Yaser, with “To die, to sleep… no more”, has surely one of the most pretentious taglines I have come across in quite a while. In fact, if that was all I had to go on, I wouldn’t read much of the site, especially as the page’s design is substantially broken in Netscape (come on people! It isn’t hard to get cross-compatible sites up these days!).
Fortunately, on loading the site, I was greeted with a very welcoming and attractively green masthead, an understated aesthetic that works particularly well under Internet Explorer, and generally a site packed with wonderful content.
Yaser is a student at Toronto University; that’s as much personal information as we are given, which is a shame but hardly a crime, and considering how hazardous it can be to have a public website if you’re islamic (at least in the current political climate), perhaps a good idea. Yaser, though, is certainly a talented photographer.
Photography is becoming the dominant thread running through the blog. It wasn’t always this way – in previous months Yaser discussed the problems of being a Muslim during the war with Iraq. Before the world was taken over by the Bush war machine and the theological shellshock such actions brought with it, the writer was happy enough to spend a lot of time posting comments and opinions about university life.

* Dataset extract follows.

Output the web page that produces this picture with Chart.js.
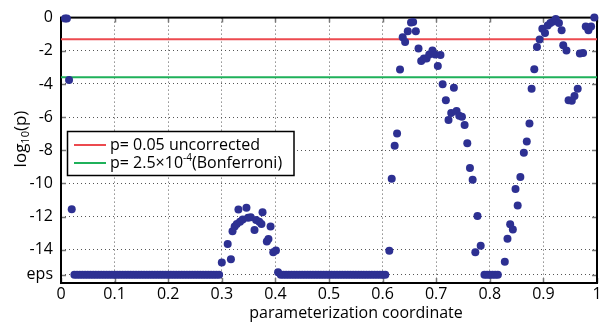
<!DOCTYPE html>
<html><head><meta charset="utf-8">
<script src="https://cdn.jsdelivr.net/npm/chart.js@4/dist/chart.umd.min.js"></script>
<style>html,body{margin:0;padding:0;background:#fff}#wrap{width:607px;height:324px}</style>
</head><body><div id="wrap"><canvas id="c" width="607" height="324"></canvas></div>
<script>
// ---- data ----
const EPS_LEVEL = -15.5;   // where "eps" (p at machine precision) is plotted

// points with p above eps
const sigCoords = [0.0075,0.011,0.015,0.020,
  0.300,0.311,0.317,0.320,0.324,0.328,0.331,0.334,0.339,0.346,0.349,0.354,0.361,0.364,0.370,0.374,0.376,0.384,0.387,0.391,0.396,0.401,0.405,
  0.6125,0.617,0.6225,0.627,0.6325,0.6375,0.642,0.647,0.653,0.657,0.662,0.667,0.672,0.677,0.682,0.687,0.693,0.698,0.703,0.708,0.712,0.718,0.723,0.728,0.733,0.738,0.743,0.748,0.753,0.758,0.763,0.768,0.773,0.777,0.783,
  0.828,0.833,0.838,0.843,0.848,0.852,0.857,0.8635,0.869,0.874,0.878,0.883,0.888,0.893,0.898,0.903,0.908,0.913,0.918,0.923,0.929,0.934,0.937,0.943,0.947,0.953,0.958,0.964,0.968,0.974,0.979,0.984,0.989,0.995];
const sigLogP = [-0.05,-0.05,-3.76,-11.55,
  -14.77,-13.65,-14.57,-12.88,-12.60,-12.44,-11.57,-12.30,-12.17,-11.47,-12.06,-12.04,-12.80,-12.20,-12.30,-12.44,-11.74,-13.50,-13.34,-12.60,-14.14,-14.04,-15.35,
  -14.06,-9.71,-7.72,-6.99,-3.13,-1.19,-1.47,-0.83,-0.29,-0.27,-0.83,-1.86,-2.62,-2.46,-2.46,-2.22,-1.98,-2.22,-2.92,-2.26,-4.02,-4.98,-6.17,-5.75,-4.23,-5.63,-5.92,-5.98,-6.47,-7.57,-9.07,-9.77,-14.15,-11.96,-13.75,
  -14.72,-13.33,-12.46,-12.77,-10.33,-11.33,-9.61,-8.15,-7.47,-6.39,-4.29,-3.12,-1.77,-1.32,-0.67,-0.93,-0.47,-0.33,-0.23,-0.09,-0.33,-0.77,-1.67,-1.99,-4.98,-5.02,-4.72,-4.29,-2.17,-2.14,-0.54,-0.77,-0.54,0.01];

// coordinates whose p is at eps
const epsCoords = [0.025,0.03,0.035,0.04,0.045,0.05,0.055,0.06,0.065,0.07,0.075,0.08,0.085,0.09,0.095,0.1,0.105,0.11,0.115,0.12,0.125,0.13,0.135,0.14,0.145,0.15,0.155,0.16,0.165,0.17,0.175,0.18,0.185,0.19,0.195,0.2,0.205,0.21,0.215,0.22,0.225,0.23,0.235,0.24,0.245,0.25,0.255,0.26,0.265,0.27,0.275,0.28,0.285,0.29,0.295,
  0.41,0.415,0.42,0.425,0.43,0.435,0.44,0.445,0.45,0.455,0.46,0.465,0.47,0.475,0.48,0.485,0.49,0.495,0.5,0.505,0.51,0.515,0.52,0.525,0.53,0.535,0.54,0.545,0.55,0.555,0.56,0.565,0.57,0.575,0.58,0.585,0.59,0.595,0.6,0.605,
  0.79,0.795,0.8,0.805,0.81,0.815];

const thresholdP = [0.05, 2.5e-4];
const thresholdColors = ['#ec4a4f', '#1fb15a'];

const xTicks = [0,0.1,0.2,0.3,0.4,0.5,0.6,0.7,0.8,0.9,1];
const xTickLabels = ['0','0.1','0.2','0.3','0.4','0.5','0.6','0.7','0.8','0.9','1'];
const yTicks = [-15.5,-14,-12,-10,-8,-6,-4,-2,0];
const yTickLabels = ['eps','-14','-12','-10','-8','-6','-4','-2','0'];
const xTitle = 'parameterization coordinate';

// ---- build ----
const FONT = "'Open Sans', 'DejaVu Sans', sans-serif";
const FS = 16;
const pts = sigCoords.map((x,i)=>({x, y: sigLogP[i]})).concat(epsCoords.map(x=>({x, y: EPS_LEVEL})));
const thrY = thresholdP.map(p=>Math.log10(p));

const framePlugin = {
  id:'frame',
  beforeDatasetsDraw(chart){
    const {ctx, chartArea:a, scales} = chart;
    ctx.save();
    ctx.strokeStyle = '#777'; ctx.lineWidth = 1.5;
    ctx.beginPath();
    yTicks.forEach(v=>{const p = Math.round(scales.y.getPixelForValue(v))+0.5;
      ctx.moveTo(a.left, p); ctx.lineTo(a.left+5, p);
      ctx.moveTo(a.right-5, p); ctx.lineTo(a.right, p);});
    xTicks.forEach(v=>{const p = Math.round(scales.x.getPixelForValue(v))+0.5;
      ctx.moveTo(p, a.bottom); ctx.lineTo(p, a.bottom-5);
      ctx.moveTo(p, a.top); ctx.lineTo(p, a.top+5);});
    ctx.stroke();
    ctx.strokeStyle = '#000'; ctx.lineWidth = 2;
    ctx.strokeRect(a.left, a.top, a.right-a.left, a.bottom-a.top);
    ctx.restore();
  }
};

const legendPlugin = {
  id:'customLegend',
  afterDraw(chart){
    const ctx = chart.ctx;
    ctx.save();
    const bx = 67.5, by = 131.5, bw = 226.5, bh = 44;
    ctx.fillStyle = '#fff'; ctx.fillRect(bx, by, bw, bh);
    ctx.strokeStyle = '#000'; ctx.lineWidth = 1.5; ctx.strokeRect(bx, by, bw, bh);
    const rows = [145, 163];
    ctx.lineWidth = 2;
    rows.forEach((ry,i)=>{
      ctx.strokeStyle = thresholdColors[i];
      ctx.beginPath(); ctx.moveTo(74, ry); ctx.lineTo(106, ry); ctx.stroke();
    });
    ctx.fillStyle = '#000'; ctx.textBaseline = 'middle'; ctx.textAlign = 'left';
    ctx.font = FS + 'px ' + FONT;
    ctx.fillText('p= 0.05 uncorrected', 110, rows[0]);
    let x = 110;
    const s1 = 'p= 2.5\u00d710';
    ctx.fillText(s1, x, rows[1]); x += ctx.measureText(s1).width;
    ctx.font = '10px ' + FONT;
    ctx.fillText('-4', x, rows[1]-5); x += ctx.measureText('-4').width;
    ctx.font = FS + 'px ' + FONT;
    ctx.fillText('(Bonferroni)', x, rows[1]);
    ctx.restore();
  }
};

const titlesPlugin = {
  id:'axisTitles',
  afterDraw(chart){
    const ctx = chart.ctx;
    ctx.save();
    ctx.fillStyle = '#000'; ctx.textBaseline = 'middle';
    // x title
    ctx.font = FS + 'px ' + FONT; ctx.textAlign = 'center';
    ctx.fillText(xTitle, 356, 313);
    // y title with subscript
    ctx.textAlign = 'left';
    ctx.translate(21, 139);
    ctx.rotate(-Math.PI/2);
    const big = '17px ' + FONT, small = '11px ' + FONT;
    ctx.font = big; const w1 = ctx.measureText('log').width, w3 = ctx.measureText('(p)').width;
    ctx.font = small; const w2 = ctx.measureText('10').width;
    let x = -(w1+w2+w3)/2;
    ctx.font = big; ctx.fillText('log', x, 0); x += w1;
    ctx.font = small; ctx.fillText('10', x, 5); x += w2;
    ctx.font = big; ctx.fillText('(p)', x, 0);
    ctx.restore();
  }
};

new Chart(document.getElementById('c'), {
  type:'scatter',
  data:{datasets:[
    {label:'log10(p)', data: pts, backgroundColor:'#2d3092', borderWidth:0, pointRadius:4, pointHoverRadius:4, clip:false, order:0},
    {type:'line', label:'p= 0.05 uncorrected', data:[{x:0,y:thrY[0]},{x:1,y:thrY[0]}], borderColor:thresholdColors[0], borderWidth:2, pointRadius:0, fill:false, order:1},
    {type:'line', label:'p= 2.5x10-4 (Bonferroni)', data:[{x:0,y:thrY[1]},{x:1,y:thrY[1]}], borderColor:thresholdColors[1], borderWidth:2, pointRadius:0, fill:false, order:2}
  ]},
  options:{
    responsive:false, animation:false, events:[],
    layout:{padding:{left:0,right:10,top:16,bottom:0}},
    plugins:{legend:{display:false}, tooltip:{enabled:false}},
    scales:{
      x:{type:'linear', min:0, max:1,
        afterBuildTicks: s=>{ s.ticks = xTicks.map(v=>({value:v})); },
        afterFit: s=>{ s.height = 41; },
        ticks:{callback:(v)=>xTickLabels[xTicks.indexOf(v)], font:{family:FONT, size:FS}, color:'#000', padding:2, maxRotation:0, autoSkip:false},
        grid:{color:'#555', lineWidth:1, drawTicks:false},
        border:{display:false, dash:[1,3]},
        title:{display:false}
      },
      y:{type:'linear', min:-16, max:0,
        afterBuildTicks: s=>{ s.ticks = yTicks.map(v=>({value:v})); },
        afterFit: s=>{ s.width = 61; },
        ticks:{callback:(v)=>yTickLabels[yTicks.indexOf(v)], font:{family:FONT, size:FS}, color:'#000', padding:8, autoSkip:false},
        grid:{color:'#555', lineWidth:1, drawTicks:false},
        border:{display:false, dash:[1,3]}
      }
    }
  },
  plugins:[framePlugin, legendPlugin, titlesPlugin]
});
</script></body></html>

For a while, from the beginning of the site’s archives in May ’02, Yaser wrote about just about everything, and such lack of focus can be a site’s undoing. Posts varied from week to week, some concerned solely with a particular topic, only for it to be discarded after a few entries; for example, the World Cup in Japan and South Korea attracts some attention, but aside from the odd comment on one or two exceptional results (and a closer look at Saudi Arabia’s embarrassing run of form), there is no reason to read this site’s coverage over any other’s, unless you happen to be a close friend.
That Yaser‘s site looks to be gaining a focus (photography, with photos as blog entries; occasionally complete series of them) is why I think it is worth coming back to. There are too many blogs that lack direction, content to provide content only of interest to friends and an immediate, pre-existing community; now it serves a bigger purpose, a theme that makes the whole more interesting.